Section: New Results
Improving QoS in Large-scale Distributed Data Storage Services
Participants : Bogdan Nicolae, Jesús Montes, Gabriel Antoniu.
The ability to sustain a stable high throughput for data access is a highly desirable property for large scale distributed storage systems, as it strongly impacts the quality of service offered by the storage system and thereby the overall performance of applications running on top of the storage service. Handling quality of service in a large-scale distributed system is however a very difficult task, as a very large number of factors are involved: the data access patterns, the status of a huge number of physical components, etc. Thus, conventional profiling and analysis is of little use.
We proposed an offline analysis approach to improve the quality of service in distributed storage systems based on global behavior modeling combined with client-side quality of service feedback. It automates the process of identifying dangerous behavior patterns in storage services, which makes reasoning about potential improvements much easier.

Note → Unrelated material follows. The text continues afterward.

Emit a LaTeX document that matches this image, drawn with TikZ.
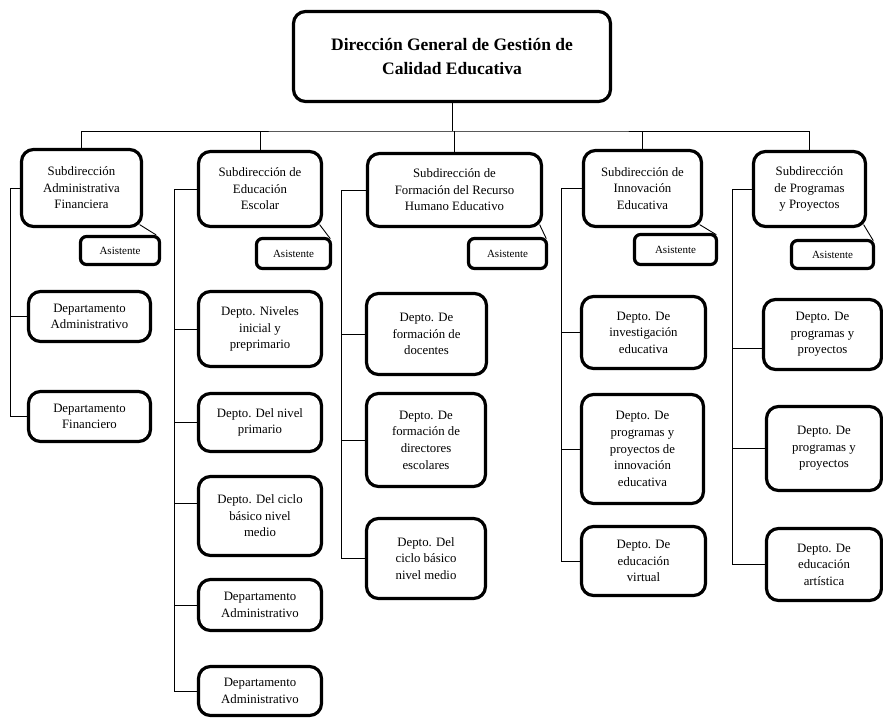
\documentclass[tikz,border=0pt]{standalone}
\usepackage{fontspec}
\setmainfont{Liberation Serif}
\usetikzlibrary{calc,positioning}

\begin{document}
\begin{tikzpicture}[%
    x=1pt, y=-1pt,%
    unitbox/.style={draw, line width=3.2pt, rounded corners=12pt, align=center, inner sep=0pt,%
      font=\fontsize{12.8}{16.6}\selectfont},%
    headbox/.style={unitbox, font=\bfseries\fontsize{17.5}{24}\selectfont},%
    helpbox/.style={draw, line width=3.2pt, rounded corners=6pt, align=center, inner sep=0pt,%
      font=\fontsize{11}{13}\selectfont},%
    wire/.style={line width=0.9pt}%
  ]
  \useasboundingbox (0,0) rectangle (883,718);%

  % Head
  \node[headbox, minimum width=317pt, minimum height=90pt] (Top) at (452,56.5) {Dirección General de Gestión de\\Calidad Educativa};%

  % Subdirecciones
  \node[unitbox, minimum width=120pt, minimum height=77pt] (S1) at (81.5,188) {Subdirección\\Administrativa\\Financiera};%
  \node[unitbox, minimum width=123pt, minimum height=75pt] (S2) at (260,189) {Subdirección de\\Educación\\Escolar};%
  \node[unitbox, minimum width=174pt, minimum height=73pt] (S3) at (454.5,190) {Subdirección de\\Formación del Recurso\\Humano Educativo};%
  \node[unitbox, minimum width=118pt, minimum height=76pt] (S4) at (642.5,188.5) {Subdirección de\\Innovación\\Educativa};%
  \node[unitbox, minimum width=112pt, minimum height=75pt] (S5) at (809.5,189) {Subdirección\\de Programas\\y Proyectos};%

  % Asistentes
  \node[helpbox, minimum width=79pt, minimum height=28pt] (A1) at (120,250.5) {Asistente};%
  \node[helpbox, minimum width=74pt, minimum height=30pt] (A2) at (293.5,253.5) {Asistente};%
  \node[helpbox, minimum width=78pt, minimum height=30pt] (A3) at (507.5,253.5) {Asistente};%
  \node[helpbox, minimum width=82pt, minimum height=30pt] (A4) at (675.5,249.5) {Asistente};%
  \node[helpbox, minimum width=82pt, minimum height=28pt] (A5) at (832.5,254.5) {Asistente};%

  % Departamentos
  \node[unitbox, minimum width=122pt, minimum height=50pt] (D1a) at (89.5,316.5) {Departamento\\Administrativo};%
  \node[unitbox, minimum width=122pt, minimum height=50pt] (D1b) at (89.5,416.5) {Departamento\\Financiero};%

  \node[unitbox, minimum width=123pt, minimum height=75pt] (D2a) at (260,329) {Depto. Niveles\\inicial y\\preprimario};%
  \node[unitbox, minimum width=123pt, minimum height=58pt] (D2b) at (260,422.5) {Depto. Del nivel\\primario};%
  \node[unitbox, minimum width=123pt, minimum height=79pt] (D2c) at (260,516) {Depto. Del ciclo\\básico nivel\\medio};%
  \node[unitbox, minimum width=123pt, minimum height=51pt] (D2d) at (260,605) {Departamento\\Administrativo};%
  \node[unitbox, minimum width=123pt, minimum height=49pt] (D2e) at (260,691) {Departamento\\Administrativo};%

  \node[unitbox, minimum width=120pt, minimum height=81pt] (D3a) at (426.5,334) {Depto. De\\formación de\\docentes};%
  \node[unitbox, minimum width=119pt, minimum height=93pt] (D3b) at (426,440) {Depto. De\\formación de\\directores\\escolares};%
  \node[unitbox, minimum width=119pt, minimum height=80pt] (D3c) at (426,558.5) {Depto. Del\\ciclo básico\\nivel medio};%

  \node[unitbox, minimum width=124pt, minimum height=72pt] (D4a) at (643.5,332.5) {Depto. De\\investigación\\educativa};%
  \node[unitbox, minimum width=122pt, minimum height=109pt] (D4b) at (642.5,449) {Depto. De\\programas y\\proyectos de\\innovación\\educativa};%
  \node[unitbox, minimum width=124pt, minimum height=69pt] (D4c) at (643.5,561) {Depto. De\\educación\\virtual};%

  \node[unitbox, minimum width=118pt, minimum height=70pt] (D5a) at (822.5,334.5) {Depto. De\\programas y\\proyectos};%
  \node[unitbox, minimum width=115pt, minimum height=84pt] (D5b) at (824,448.5) {Depto. De\\programas y\\proyectos};%
  \node[unitbox, minimum width=115pt, minimum height=72pt] (D5c) at (824,564.5) {Depto. De\\educación\\artística};%

  % Coordinates
  \coordinate (Hub) at (452,131);%
  \coordinate (L1) at ([xshift=-9.5pt]S1.west);%
  \coordinate (L2) at ([xshift=-22.5pt]S2.west);%
  \coordinate (L3) at ([xshift=-24.5pt]S3.west);%
  \coordinate (L4) at ([xshift=-20.5pt]S4.west);%
  \coordinate (L5) at ([xshift=-19.5pt]S5.west);%

  % Lines
  \draw[wire] (Top.south) -- (Hub);%
  \draw[wire] (S1.north) |- (Hub) -| (S5.north);%
  \draw[wire] (S2.north) -- (S2.north |- Hub);%
  \draw[wire] (S3.north) -- (S3.north |- Hub);%
  \draw[wire] (S4.north) -- (S4.north |- Hub);%

  % Asistentes
  \draw[wire] ([xshift=-3.5pt,yshift=3.5pt]S1.south east) -- ([xshift=-5pt]A1.north east);%
  \draw[wire] ([xshift=-3.5pt,yshift=3.5pt]S2.south east) -- ([xshift=-1.8pt,yshift=-1.8pt]A2.north east);%
  \draw[wire] ([xshift=-3.5pt,yshift=3.5pt]S3.south east) -- ([xshift=-1.8pt,yshift=-1.8pt]A3.north east);%
  \draw[wire] ([xshift=-3.5pt,yshift=3.5pt]S4.south east) -- ([xshift=-1.8pt,yshift=-1.8pt]A4.north east);%
  \draw[wire] ([xshift=-3.5pt,yshift=3.5pt]S5.south east) -- ([xshift=-1.8pt,yshift=-1.8pt]A5.north east);%

  % Departamentos
  \draw[wire] (S1.west) -- (L1) |- (D1b.west);%
  \draw[wire] (L1) |- (D1a.west);%

  \draw[wire] (S2.west) -- (L2) |- (D2e.west);%
  \draw[wire] (L2) |- (D2a.west);%
  \draw[wire] (L2) |- (D2b.west);%
  \draw[wire] (L2) |- ([yshift=13pt]D2c.west);%
  \draw[wire] (L2) |- (D2d.west);%

  \draw[wire] (S3.west) -- (L3) |- (D3c.west);%
  \draw[wire] (L3) |- (D3a.west);%
  \draw[wire] (L3) |- (D3b.west);%

  \draw[wire] (S4.west) -- (L4) |- (D4c.west);%
  \draw[wire] (L4) |- (D4a.west);%
  \draw[wire] (L4) |- (D4b.west);%

  \draw[wire] (S5.west) -- (L5) |- (D5c.west);%
  \draw[wire] (L5) |- ([yshift=-13.5pt]D5a.west);%
  \draw[wire] (L5) |- (D5b.west);%
\end{tikzpicture}
\end{document}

We demonstrated our approach, by applying GloBeM, a global behavior modeling technique based on monitoring data analysis and machine learning, to improve the quality of service in BlobSeer. We evaluated the improvement through extensive experiments on the Grid'5000 testbed under hard conditions: highly-concurrent data access patterns, for long periods of service uptime, while supporting failures of the physical storage components.
Our results show substantial improvement in sustaining a higher and more stable data access throughput. They have been submitted for publication  .